Os livros registram belos exemplos dos velórios de outrora, quando se morria de modos hoje incompreensíveis. Após uma hemoptise fulminante, por exemplo. Ninguém mais fala em hemoptise, até porque não se vê muito dela por aí, a não ser em filmes e novelas, onde continua muito popular. Hemoptise vem a ser aquele sangramento pela boca, às vezes precedido por uma tosse brava, às vezes com o sangue surgindo do nada. Seria uma consequência da tuberculose ou de problemas cardíacos. Sinhô, o sambista que compôs Jura (“Jura pelo Senhor / Jura pela imagem da Santa Cruz, do Redentor, para ter valor a tua jura”), teve uma hemoptise na barca que ia da Ilha do Governador ao Centro do Rio.

Com tantos recursos para prolongar a vida, morrer se tornou um fracasso. Não apenas do morto, mas da sociedade

Quem conta é Manuel Bandeira, que foi ao velório e o descreveu na crônica “O enterro de Sinhô”. Estava encantado com os amigos enlutados do sambista: malandros, soldados, marinheiros, donas de rendez-vous baratos, meretrizes, chauffeurs, macumbeiros, baianas de tabuleiro, “prostitutazinhas em tecido opala vermelho”.

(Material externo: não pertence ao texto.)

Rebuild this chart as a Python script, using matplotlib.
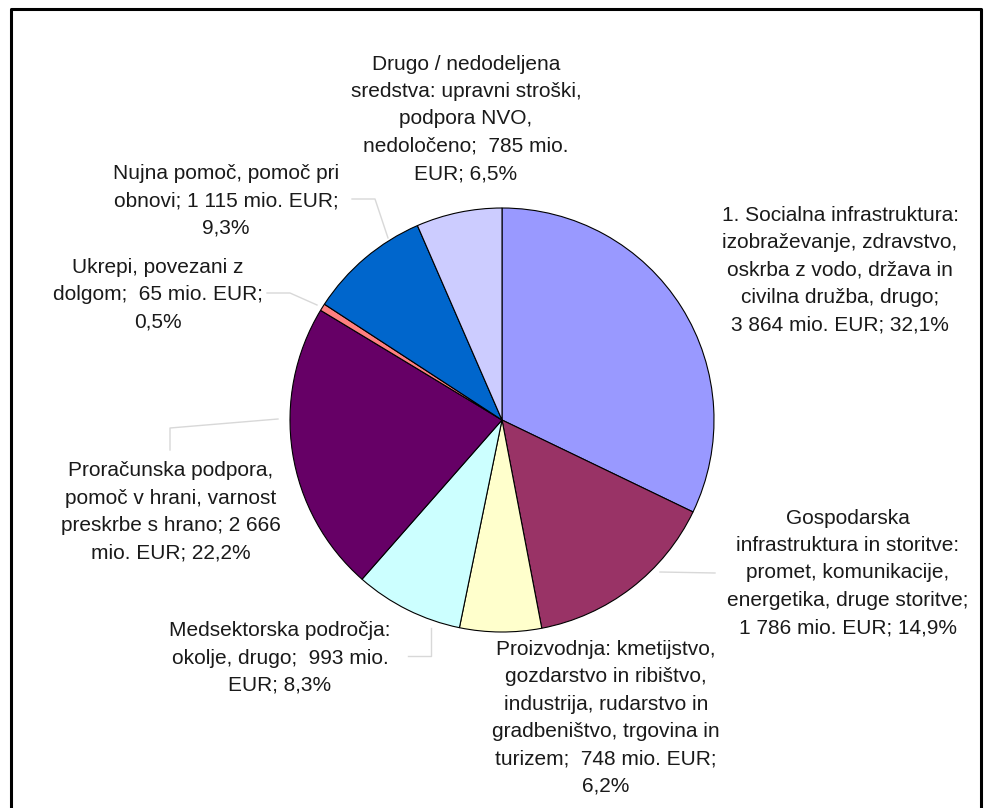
import matplotlib.pyplot as plt

# podatki (mio. EUR)
labels = [
    "1. Socialna infrastruktura:\nizobraževanje, zdravstvo,\noskrba z vodo, država in\ncivilna družba, drugo;\n3 864 mio. EUR; 32,1%",
    "Gospodarska\ninfrastruktura in storitve:\npromet, komunikacije,\nenergetika, druge storitve;\n1 786 mio. EUR; 14,9%",
    "Proizvodnja: kmetijstvo,\ngozdarstvo in ribištvo,\nindustrija, rudarstvo in\ngradbeništvo, trgovina in\nturizem;  748 mio. EUR;\n6,2%",
    "Medsektorska področja:\nokolje, drugo;  993 mio.\nEUR; 8,3%",
    "Proračunska podpora,\npomoč v hrani, varnost\npreskrbe s hrano; 2 666\nmio. EUR; 22,2%",
    "Ukrepi, povezani z\ndolgom;  65 mio. EUR;\n0,5%",
    "Nujna pomoč, pomoč pri\nobnovi; 1 115 mio. EUR;\n9,3%",
    "Drugo / nedodeljena\nsredstva: upravni stroški,\npodpora NVO,\nnedoločeno;  785 mio.\nEUR; 6,5%",
]
values = [3864, 1786, 748, 993, 2666, 65, 1115, 785]
colors = ["#9999FF", "#993366", "#FFFFCC", "#CCFFFF", "#660066", "#FF8080", "#0066CC", "#CCCCFF"]

# položaji oznak v pikslih (x, y od zgoraj)
label_pos = [(840, 270), (848, 573), (606, 718), (280, 658), (171, 512), (158, 295), (226, 201), (466, 119)]

W, H = 991, 808
fig = plt.figure(figsize=(W / 100, H / 100), dpi=100)
ax = fig.add_axes([0, 0, 1, 1])

plt.rcParams['font.family'] = ['Liberation Sans', 'DejaVu Sans']

cx, cy, r = 502, 420, 212
ax.pie(values, colors=colors, startangle=90, counterclock=False,
       center=(cx, H - cy), radius=r, frame=True,
       wedgeprops=dict(edgecolor='black', linewidth=0.8))
ax.set_xlim(0, W)
ax.set_ylim(0, H)
ax.axis('off')

for txt, (x, y) in zip(labels, label_pos):
    ax.text(x, H - y, txt, ha='center', va='center', fontsize=15,
            color='#1a1a1a', linespacing=1.56)

# povezovalne črte
leaders = [
    [(170, 450), (170, 428), (278, 419)],
    [(408, 656), (431, 656), (431, 628)],
    [(352, 199), (375, 199), (388, 238)],
    [(267, 293), (290, 293), (317, 305)],
    [(660, 572), (715, 573)],
]
for pts in leaders:
    xs = [p[0] for p in pts]
    ys = [H - p[1] for p in pts]
    ax.plot(xs, ys, color='#d8d8d8', linewidth=1)

# okvir
ax.plot([11, 11, 981, 981], [0, H - 9, H - 9, 0], color='black', linewidth=2.2)

fig.savefig('out.png', dpi=100, facecolor='white')
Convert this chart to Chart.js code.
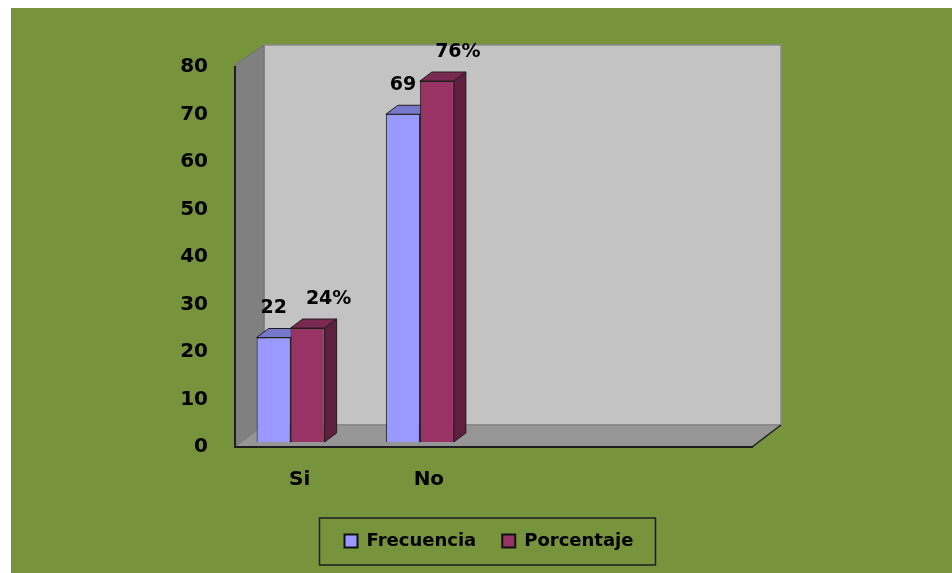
<!DOCTYPE html>
<html>
<head>
<meta charset="utf-8">
<script src="https://cdn.jsdelivr.net/npm/chart.js@4.4.0/dist/chart.umd.min.js"></script>
<style>
  html, body { margin: 0; padding: 0; background: #fff; }
</style>
</head>
<body>
<canvas id="grafico" width="952" height="573"></canvas>
<script>
// --- datos ---
const categorias = ['Si', 'No', '', ''];
const frecuencia = [22, 69, null, null];
const porcentaje = [24, 76, null, null];
const ticksY = [0, 10, 20, 30, 40, 50, 60, 70, 80];

// --- estilos ---
const FUENTE = '"DejaVu Sans", Verdana, sans-serif';
const FONDO = '#77933c';
const BORDE = '#1e1e1e';
const PAREDES = { dx: 29, dy: 22 };
const BARRA = { dx: 12, dy: 9, sx: -9, sy: -5 };
const CARAS = [
  { top: '#7777cc', side: '#5c5c99' },
  { top: '#7a2951', side: '#611f40' },
];
const SUFIJOS = ['', '%'];
const DESPL_ETIQ = [0, 21];

function poligono(ctx, pts, fill, stroke, lw = 1) {
  ctx.beginPath();
  ctx.moveTo(pts[0][0], pts[0][1]);
  pts.slice(1).forEach(p => ctx.lineTo(p[0], p[1]));
  ctx.closePath();
  ctx.fillStyle = fill;
  ctx.fill();
  if (stroke) {
    ctx.strokeStyle = stroke;
    ctx.lineWidth = lw;
    ctx.stroke();
  }
}

// paredes, piso y caras 3D de las barras
const escena3d = {
  id: 'escena3d',
  beforeDraw(chart) {
    const { ctx, chartArea: a } = chart;
    const { dx, dy } = PAREDES;
    ctx.save();
    ctx.fillStyle = '#fff';
    ctx.fillRect(0, 0, chart.width, chart.height);
    ctx.fillStyle = FONDO;
    ctx.fillRect(11, 8, chart.width - 11, chart.height - 8);

    // pared del fondo
    poligono(ctx, [[a.left + dx, a.top - dy], [a.right + dx, a.top - dy],
      [a.right + dx, a.bottom - dy], [a.left + dx, a.bottom - dy]], '#c3c3c3', '#8a8a8a', 1.5);
    // pared lateral
    poligono(ctx, [[a.left, a.top - 2], [a.left + dx, a.top - dy],
      [a.left + dx, a.bottom - dy], [a.left, a.bottom]], '#808080', '#6e6e6e');
    // piso
    poligono(ctx, [[a.left, a.bottom], [a.left + dx, a.bottom - dy],
      [a.right + dx, a.bottom - dy], [a.right, a.bottom]], '#969696', '#7e7e7e');
    ctx.strokeStyle = BORDE;
    ctx.lineWidth = 1.5;
    ctx.beginPath();
    ctx.moveTo(a.right, a.bottom);
    ctx.lineTo(a.right + dx, a.bottom - dy);
    ctx.stroke();
    ctx.restore();
  },
  beforeDatasetsDraw(chart) {
    const ctx = chart.ctx;
    const { dx, dy } = BARRA;
    ctx.save();
    ctx.translate(BARRA.sx, BARRA.sy);
    chart.data.datasets.forEach((ds, i) => {
      chart.getDatasetMeta(i).data.forEach((bar, j) => {
        if (ds.data[j] == null) return;
        const { x, y, base, width } = bar.getProps(['x', 'y', 'base', 'width'], true);
        const l = x - width / 2, r = x + width / 2;
        poligono(ctx, [[l, y], [l + dx, y - dy], [r + dx, y - dy], [r, y]], CARAS[i].top, BORDE);
        poligono(ctx, [[r, y], [r + dx, y - dy], [r + dx, base - dy], [r, base]], CARAS[i].side, BORDE);
      });
    });
  },
  afterDatasetsDraw(chart) {
    const ctx = chart.ctx;
    ctx.font = 'bold 19px ' + FUENTE;
    ctx.fillStyle = '#000';
    ctx.textAlign = 'center';
    ctx.textBaseline = 'middle';
    chart.data.datasets.forEach((ds, i) => {
      chart.getDatasetMeta(i).data.forEach((bar, j) => {
        const v = ds.data[j];
        if (v == null) return;
        ctx.fillText(v + SUFIJOS[i], bar.x + DESPL_ETIQ[i], bar.y - 29);
      });
    });
    ctx.restore();
  },
  afterDraw(chart) {
    // recuadro de la leyenda
    const ctx = chart.ctx;
    const cajas = chart.legend.legendHitBoxes;
    const x0 = Math.min(...cajas.map(c => c.left)) - 25;
    const x1 = Math.max(...cajas.map(c => c.left + c.width)) + 22;
    const y0 = Math.min(...cajas.map(c => c.top)) - 14;
    const y1 = Math.max(...cajas.map(c => c.top + c.height)) + 15;
    ctx.save();
    ctx.strokeStyle = BORDE;
    ctx.lineWidth = 1.5;
    ctx.strokeRect(x0, y0, x1 - x0, y1 - y0);
    ctx.restore();
  },
};

new Chart(document.getElementById('grafico'), {
  type: 'bar',
  data: {
    labels: categorias,
    datasets: [
      {
        label: 'Frecuencia',
        data: frecuencia,
        backgroundColor: '#9999ff',
        borderColor: BORDE,
        borderWidth: 1,
        categoryPercentage: 0.526,
        barPercentage: 1,
      },
      {
        label: 'Porcentaje',
        data: porcentaje,
        backgroundColor: '#993366',
        borderColor: BORDE,
        borderWidth: 1,
        categoryPercentage: 0.526,
        barPercentage: 1,
      },
    ],
  },
  options: {
    responsive: false,
    animation: false,
    layout: { padding: { top: 67, left: 26, right: 0, bottom: 13 } },
    plugins: {
      tooltip: { enabled: false },
      legend: {
        position: 'bottom',
        labels: {
          color: '#000',
          font: { family: FUENTE, size: 18, weight: 'bold' },
          boxWidth: 13,
          boxHeight: 13,
          padding: 26,
          generateLabels(chart) {
            return Chart.defaults.plugins.legend.labels.generateLabels(chart)
              .map(it => ({ ...it, lineWidth: 2, strokeStyle: '#111' }));
          },
        },
      },
    },
    scales: {
      x: {
        grid: { display: false, drawTicks: false },
        border: { display: true, color: BORDE, width: 2 },
        ticks: {
          color: '#000',
          font: { family: FUENTE, size: 20, weight: 'bold' },
          padding: 21,
          maxRotation: 0,
          autoSkip: false,
        },
        afterFit(s) { s.height = 59; },
      },
      y: {
        min: ticksY[0],
        max: ticksY[ticksY.length - 1],
        grid: { display: false, drawTicks: false },
        border: { display: true, color: BORDE, width: 2 },
        ticks: {
          stepSize: ticksY[1] - ticksY[0],
          color: '#000',
          font: { family: FUENTE, size: 20, weight: 'bold' },
          padding: 27,
        },
        afterFit(s) { s.width = 209; },
      },
      // eje invisible que reserva el margen derecho
      relleno: {
        type: 'linear',
        position: 'right',
        grid: { display: false, drawTicks: false },
        border: { display: false },
        ticks: { display: false },
        afterFit(s) { s.width = 200; },
      },
    },
  },
  plugins: [escena3d],
});
</script>
</body>
</html>
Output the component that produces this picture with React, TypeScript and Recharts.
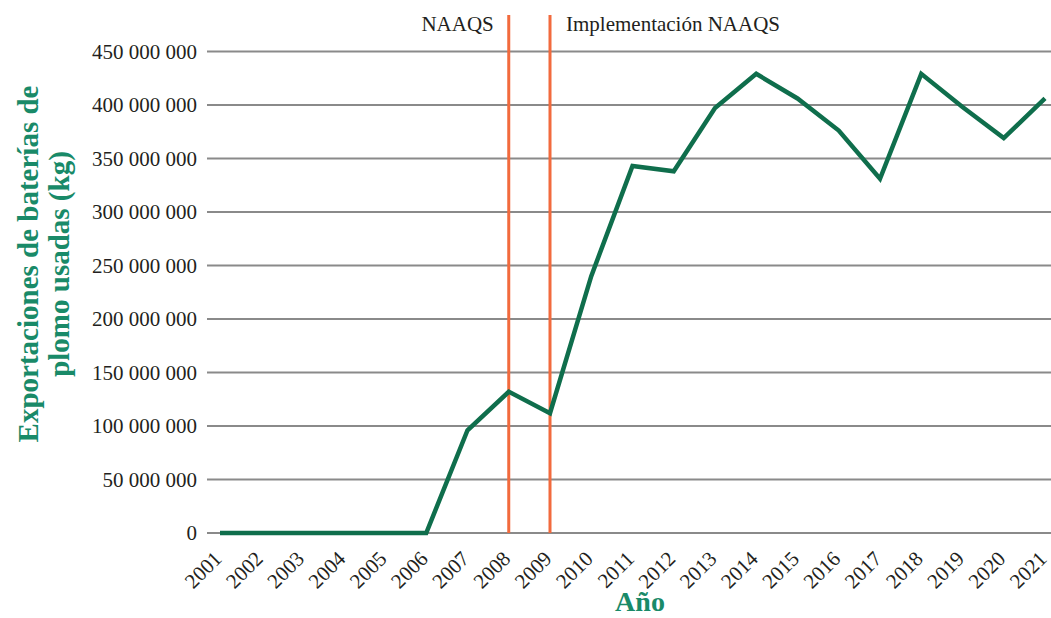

Não há julgamento nas palavras do poeta, há admiração. O terno claro de um homem negro é descrito como “absolutamente incrível”, a dor dos presentes é definida como “simples, natural, ingênua”. A capela é pequena demais e por isso as flores são colocadas em um botequim em frente, onde “bebe-se desbragadamente”. Bandeira admirava Sinhô, assim como admirava Zeca do Patrocínio, cujo velório – um ano antes – ele também descreveu em crônica (“Na câmara ardente de José do Patrocínio”) e durante o qual fora apresentado ao sambista.

Contemporâneo de Bandeira, de Sinhô e de Zeca do Patrocínio, o escritor mineiro Rodrigo Melo Franco de Andrade reuniu oito contos em um livro de 1936. Teria sido Manuel Bandeira quem deu o título: Velórios, ainda que nem todos sejam sobre este tema, mas sim sobre a morte e as reações das pessoas à ela. A edição da Cosac Naify que se encontra nas livrarias inclui um texto de Bandeira em que ele explica o que seria o estilo carioca de velar um morto: o estilo “conversa mole”. Contou Bandeira: “Lembro-me que no velório de meu pai (...) um sujeito – naturalmente com a caridosa intenção de aliviar o meu estado de espírito – tentou envolver-me na sua conversa mole”. A conversa mole era e continua sendo uma arte, mas nem todo mundo consegue ser artista numa hora dessas. Daí tantas bobagens ditas em velórios.